While it’s cheaper to mine in Zimbabwe, it won’t be easy to raise capital until the country holds legitimate elections and some sanctions on government officials are lifted, according to Michael Jones, chief financial officer of Tharisa.

For the country to have a fair vote, Zimbabwe’s opposition party has laid out 10 key demands. Only one of those, an agreement to allow international observers, has been met.

Free and Fair

“There is a key on free and fair elections,” Jones said. “We have had a lot of interest from financiers whom we talk to. Some are going to be early mover advantages, who are actually ready to move in now and others, more traditional banking sources, who are saying we will wait until after elections.”

Earlier this month, Tharisa agreed to buy 90 percent in Salene Chrome Zimbabwe, a deposit along the Great Dyke with the potential to produce around 100,000 metric tons of concentrates a month at full capacity, according to Phoevos Pouroulis. The investment could be as much as $90 million, spread over six parts of $10 million to $15 million, he said.
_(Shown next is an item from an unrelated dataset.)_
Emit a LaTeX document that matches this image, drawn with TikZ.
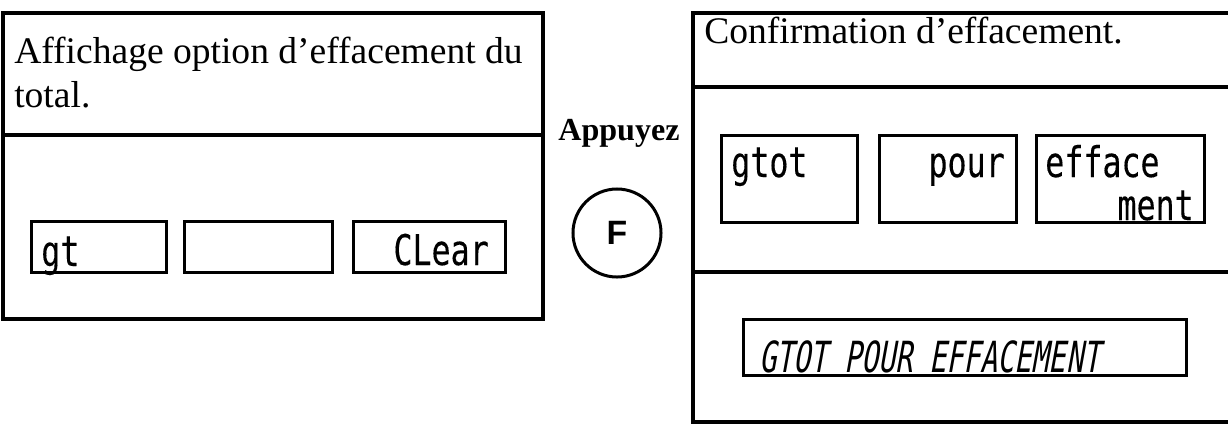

Chrome concentrate from Zimbabwe tends to earn a premium because it has higher grades than South African supplies, Peel Hunt LLP said in a report last week.

The senior Pouroulis, who is chairman of Tharisa, is an entrepreneur who set up South African platinum-mining ventures Eland Platinum and Lefkochrysos, which means white gold in Greek. Eland was sold to Xstrata Plc in 2007 for the equivalent of $1.1 billion. His other son, Adonis, is the chairman of Petra Diamonds Ltd.